The rich volumetric composition of the whole building is achieved almost as a by-product of that simple shift. Thus also another feature is gained: no more "main" and "side" facades;each side of the building is as important.
Of course this design maybe a renewal of old, quite forgotten ideas, such as Safdie's1967 Habitat in Montreal, Kisho Kurokawa’s Nakagin Capsule Tower in Tokyo (1972) and less known "Patio Building" in Beer-Sheva, Israel, by Lufenfeld-Gamerman, 1965. However most such pioneering experiments somehow have vanished.
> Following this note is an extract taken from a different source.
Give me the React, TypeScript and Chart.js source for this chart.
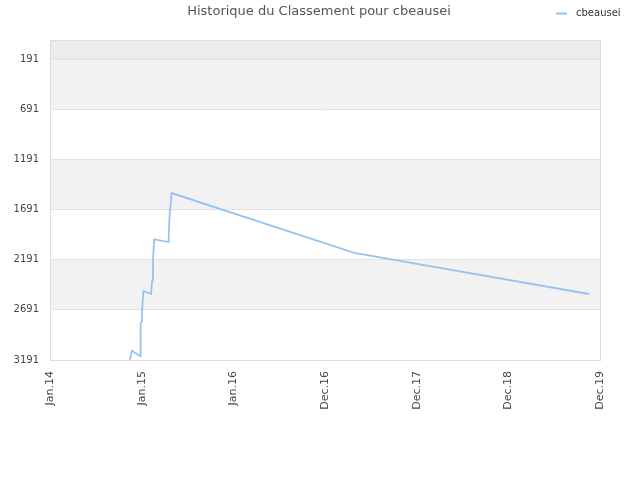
import React, { useEffect, useRef } from "react";
import { Chart, registerables } from "chart.js";

Chart.register(...registerables);

const chartTitle = "Historique du Classement pour cbeausei";
const seriesName = "cbeausei";

const dates = [
  "2014-11-15", "2014-11-23", "2014-12-26", "2014-12-28", "2015-01-02",
  "2015-01-03", "2015-01-08", "2015-02-07", "2015-02-12", "2015-02-15",
  "2015-02-20", "2015-04-18", "2015-04-22", "2015-04-25", "2015-04-30",
  "2017-04-27", "2019-11-17",
];
const ranks = [
  3191, 3098, 3151, 2822, 2809,
  2686, 2503, 2533, 2394, 2194,
  1988, 2015, 1763, 1676, 1527,
  2122, 2533,
];

const xTickDays = [0, 365, 730, 1095, 1460, 1825, 2190];
const xTickLabels = ["Jan.14", "Jan.15", "Jan.16", "Dec.16", "Dec.17", "Dec.18", "Dec.19"];
const yTickValues = [191, 691, 1191, 1691, 2191, 2691, 3191];
const yMin = 1;
const yMax = 3191;

const FONT = "'DejaVu Sans', sans-serif";
const LINE_COLOR = "#96c4f2";

function dayOffset(s: string): number {
  const [y, m, d] = s.split("-").map(Number);
  return Math.round((Date.UTC(y, m - 1, d) - Date.UTC(2014, 0, 1)) / 86400000);
}

const bandsPlugin = {
  id: "bands",
  beforeDraw(chart: any) {
    const { ctx, chartArea, scales } = chart;
    const y = scales.y;
    const bounds = [yMin, ...yTickValues];
    ctx.save();
    for (let i = 0; i < bounds.length - 1; i++) {
      const p1 = y.getPixelForValue(bounds[i]);
      const p2 = y.getPixelForValue(bounds[i + 1]);
      ctx.fillStyle = i === 0 ? "#ececec" : i % 2 === 1 ? "#f2f2f2" : "#ffffff";
      ctx.fillRect(chartArea.left, Math.min(p1, p2), chartArea.right - chartArea.left, Math.abs(p2 - p1));
    }
    ctx.restore();
  },
  beforeDatasetsDraw(chart: any) {
    const { ctx, chartArea } = chart;
    ctx.save();
    ctx.strokeStyle = "#dddddd";
    ctx.lineWidth = 1;
    ctx.strokeRect(
      Math.round(chartArea.left) + 0.5,
      Math.round(chartArea.top) + 0.5,
      Math.round(chartArea.right - chartArea.left),
      Math.round(chartArea.bottom - chartArea.top)
    );
    ctx.restore();
  },
  afterDraw(chart: any) {
    const { ctx } = chart;
    ctx.save();
    ctx.fillStyle = "#555555";
    ctx.font = `13px ${FONT}`;
    ctx.textAlign = "center";
    ctx.textBaseline = "middle";
    ctx.fillText(chartTitle, 319, 12);

    ctx.strokeStyle = LINE_COLOR;
    ctx.lineWidth = 2;
    ctx.beginPath();
    ctx.moveTo(556, 13.5);
    ctx.lineTo(567, 13.5);
    ctx.stroke();
    ctx.fillStyle = "#333333";
    ctx.font = `10px ${FONT}`;
    ctx.textAlign = "left";
    ctx.fillText(seriesName, 576, 13);
    ctx.restore();
  },
};

function RankChart() {
  const ref = useRef<HTMLCanvasElement | null>(null);
  useEffect(() => {
    if (!ref.current) return;
    const points = dates.map((d, i) => ({ x: dayOffset(d), y: ranks[i] }));
    const chart = new Chart(ref.current, {
      type: "line",
      data: {
        datasets: [
          {
            label: seriesName,
            data: points,
            borderColor: LINE_COLOR,
            backgroundColor: LINE_COLOR,
            borderWidth: 1.8,
            pointRadius: 0,
            tension: 0,
            fill: false,
          },
        ],
      },
      options: {
        animation: false,
        responsive: false,
        maintainAspectRatio: false,
        layout: { padding: { top: 40, right: 40, left: 0, bottom: 0 } },
        plugins: {
          legend: { display: false },
          title: { display: false },
          tooltip: { enabled: false },
        },
        scales: {
          x: {
            type: "linear",
            min: 0,
            max: 2190,
            afterBuildTicks(scale: any) {
              scale.ticks = xTickDays.map((v) => ({ value: v }));
            },
            afterFit(scale: any) {
              scale.height = 120;
            },
            grid: { display: true, color: "rgba(0,0,0,0)", drawTicks: false },
            border: { display: true, color: "#dddddd" },
            ticks: {
              autoSkip: false,
              maxRotation: 90,
              minRotation: 90,
              padding: 11,
              color: "#444444",
              font: { family: FONT, size: 11 },
              callback(value: any) {
                const idx = xTickDays.indexOf(Number(value));
                return idx >= 0 ? xTickLabels[idx] : "";
              },
            },
          },
          y: {
            type: "linear",
            reverse: true,
            min: yMin,
            max: yMax,
            afterBuildTicks(scale: any) {
              scale.ticks = yTickValues.map((v) => ({ value: v }));
            },
            afterFit(scale: any) {
              scale.width = 50;
            },
            grid: { color: "#e2e2e2", drawTicks: false },
            border: { display: true, color: "#dddddd" },
            ticks: {
              padding: 11,
              color: "#444444",
              font: { family: FONT, size: 10 },
              callback(value: any) {
                return String(value);
              },
            },
          },
        },
      },
      plugins: [bandsPlugin],
    } as any);
    return () => chart.destroy();
  }, []);
  return <canvas ref={ref} width={640} height={480} style={{ width: 640, height: 480, display: "block" }} />;
}

export default function App() {
  return (
    <div style={{ position: "absolute", left: 0, top: 0, width: 640, height: 480, background: "#ffffff" }}>
      <RankChart />
    </div>
  );
}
The Z Design Building with its "revolving" geometry reproduces this old-new vocabulary, while simply and economically constructed as conventional concrete skeleton with on-site prefab walls installed on it.In 30 or 40 story high buildings it will just as well be implemented: we may envision a whole city block designed accordingly with low-rise street buildings surrounding some tall ones in between, around a small open public space.
Exterior finishes are quite basic, consisting mainly of cut white stone, integrated into the on-site cast-in place wall units. Recessed planes are cladded with grey granite while small areas between windows and balcony edges are cladded in aluminum. We may say that the building's beauty lies in its logic of volumetric formation, almost regardless of any expensive finish materials.